(Written task) Pull out each line of the records holding the string "this".

(Dataset)
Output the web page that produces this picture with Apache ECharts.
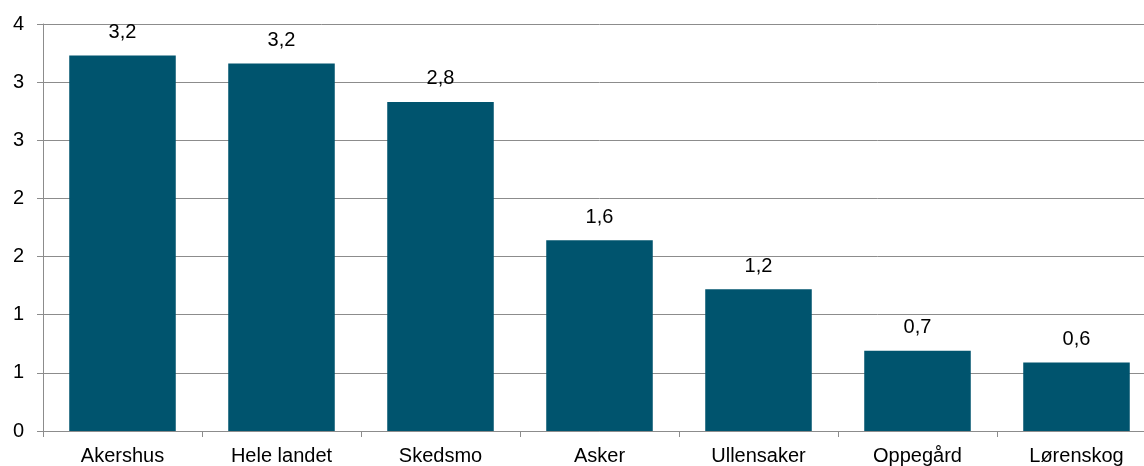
<!DOCTYPE html>
<html><head><meta charset="utf-8">
<script src="https://cdn.jsdelivr.net/npm/echarts@6/dist/echarts.min.js"></script>
<style>html,body{margin:0;padding:0;background:#fff;overflow:hidden;width:1144px;height:466px}#c{width:1156px;height:466px}</style>
</head><body><div id="c"></div>
<script>
const categories = ['Akershus','Hele landet','Skedsmo','Asker','Ullensaker','Oppegård','Lørenskog'];
const values = [3.23, 3.16, 2.83, 1.64, 1.22, 0.69, 0.59];
const yMin = 0, yMax = 3.5, yInterval = 0.5;

const chart = echarts.init(document.getElementById('c'));
chart.setOption({
  animation: false,
  textStyle: {fontFamily: 'Liberation Sans, Arial, sans-serif'},
  grid: {left: 43, top: 24, right: 0, height: 408, containLabel: false},
  xAxis: {
    type: 'category', data: categories,
    axisLine: {lineStyle: {color: '#8c8c8c', width: 1}},
    axisTick: {show: true, length: 6, lineStyle: {color: '#8c8c8c'}},
    axisLabel: {color: '#000', fontSize: 20, margin: 15, interval: 0}
  },
  yAxis: {
    type: 'value', min: yMin, max: yMax, interval: yInterval,
    axisLine: {show: true, lineStyle: {color: '#8c8c8c'}},
    axisTick: {show: true, length: 6, inside: false, lineStyle: {color: '#8c8c8c'}},
    splitLine: {lineStyle: {color: '#8c8c8c', width: 1}},
    axisLabel: {color: '#000', fontSize: 20, margin: 19, formatter: v => String(Math.round(v))}
  },
  series: [{
    type: 'bar', data: values, barCategoryGap: '33%',
    itemStyle: {color: '#00546E'},
    label: {show: true, position: 'top', distance: 13, color: '#000', fontSize: 20,
      formatter: p => p.value.toFixed(1).replace('.', ',')}
  }]
});
</script></body></html>
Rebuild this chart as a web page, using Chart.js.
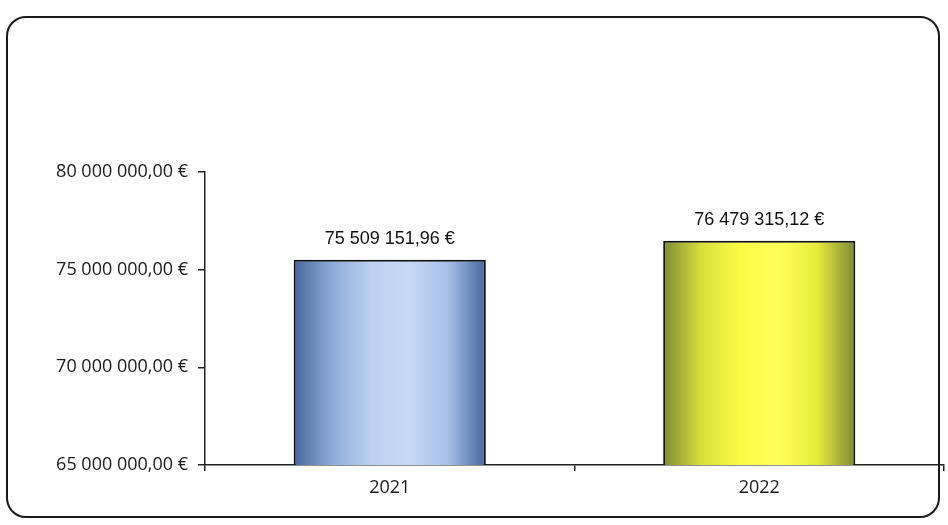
<!DOCTYPE html>
<html>
<head>
<meta charset="utf-8">
<script src="https://cdn.jsdelivr.net/npm/chart.js@4"></script>
<style>
  html, body { margin: 0; padding: 0; background: #fff; }
  #wrap { position: relative; width: 948px; height: 525px; }
  #frame { position: absolute; left: 6px; top: 16px; width: 934px; height: 502px;
           border: 2px solid #1a1a1a; border-radius: 20px; box-sizing: border-box; }
  canvas { position: absolute; left: 0; top: 0; }
</style>
</head>
<body>
<div id="wrap">
  <div id="frame"></div>
  <canvas id="c" width="948" height="525"></canvas>
</div>
<script>
const categories = ["2021", "2022"];
const values = [75509151.96, 76479315.12];
const yTicks = [65000000, 70000000, 75000000, 80000000];

function fmtEuro(v) {
  const parts = v.toFixed(2).split(".");
  const intPart = parts[0].replace(/\B(?=(\d{3})+(?!\d))/g, " ");
  return intPart + "," + parts[1] + " €";
}

const gradStops = [
  ["#46669e", "#8eabd8", "#bcd0f0", "#c6d9f6", "#a9c1e8", "#46669e"],
  ["#7d8a35", "#d9e03a", "#fbfb45", "#ffff5a", "#e8ec3c", "#7d8a35"]
];

function barFill(ctx) {
  const chart = ctx.chart;
  const xs = chart.scales && chart.scales.x;
  if (!chart.chartArea || !xs) return gradStops[ctx.dataIndex][2];
  const cx = xs.getPixelForValue(ctx.dataIndex);
  const half = (xs.width / categories.length) * 0.52 / 2;
  const g = chart.ctx.createLinearGradient(cx - half, 0, cx + half, 0);
  const s = gradStops[ctx.dataIndex];
  s.forEach((c, i) => g.addColorStop(i / (s.length - 1), c));
  return g;
}

const valueLabels = {
  id: "valueLabels",
  afterDatasetsDraw(chart) {
    const meta = chart.getDatasetMeta(0);
    const ctx = chart.ctx;
    ctx.save();
    ctx.font = "18px 'Liberation Sans', Arial, sans-serif";
    ctx.fillStyle = "#111";
    ctx.textAlign = "center";
    ctx.textBaseline = "bottom";
    meta.data.forEach((el, i) => {
      ctx.fillText(fmtEuro(values[i]), el.x, el.y - 12);
    });
    ctx.restore();
  }
};

new Chart(document.getElementById("c"), {
  type: "bar",
  data: {
    labels: categories,
    datasets: [{
      data: values,
      backgroundColor: barFill,
      borderColor: "#111",
      borderWidth: 2,
      borderSkipped: false,
      categoryPercentage: 1,
      barPercentage: 0.52
    }]
  },
  options: {
    responsive: false,
    animation: false,
    events: [],
    layout: { padding: { top: 172, right: 4, left: 0, bottom: 0 } },
    plugins: { legend: { display: false }, tooltip: { enabled: false } },
    scales: {
      y: {
        min: 65000000, max: 80000000,
        afterBuildTicks(scale) { scale.ticks = yTicks.map(v => ({ value: v })); },
        afterFit(scale) { scale.width = 205; },
        ticks: {
          callback: v => fmtEuro(v),
          font: { family: "'Open Sans', sans-serif", size: 18 },
          color: "#1a1a1a",
          padding: 10
        },
        grid: { drawOnChartArea: false, drawTicks: true, tickLength: 7, color: "#222", lineWidth: 1.5 },
        border: { color: "#222", width: 1.5 }
      },
      x: {
        afterFit(scale) { scale.height = 60; },
        ticks: {
          font: { family: "'Open Sans', sans-serif", size: 18 },
          color: "#1a1a1a",
          padding: 6
        },
        grid: { drawOnChartArea: false, drawTicks: true, tickLength: 6, color: "#222", lineWidth: 1.5 },
        border: { color: "#222", width: 1.5 }
      }
    }
  },
  plugins: [valueLabels]
});
</script>
</body>
</html>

(Result of the task)
Output the web page that produces this picture with Apache ECharts.
Rebuild this chart as a web page, using Chart.js.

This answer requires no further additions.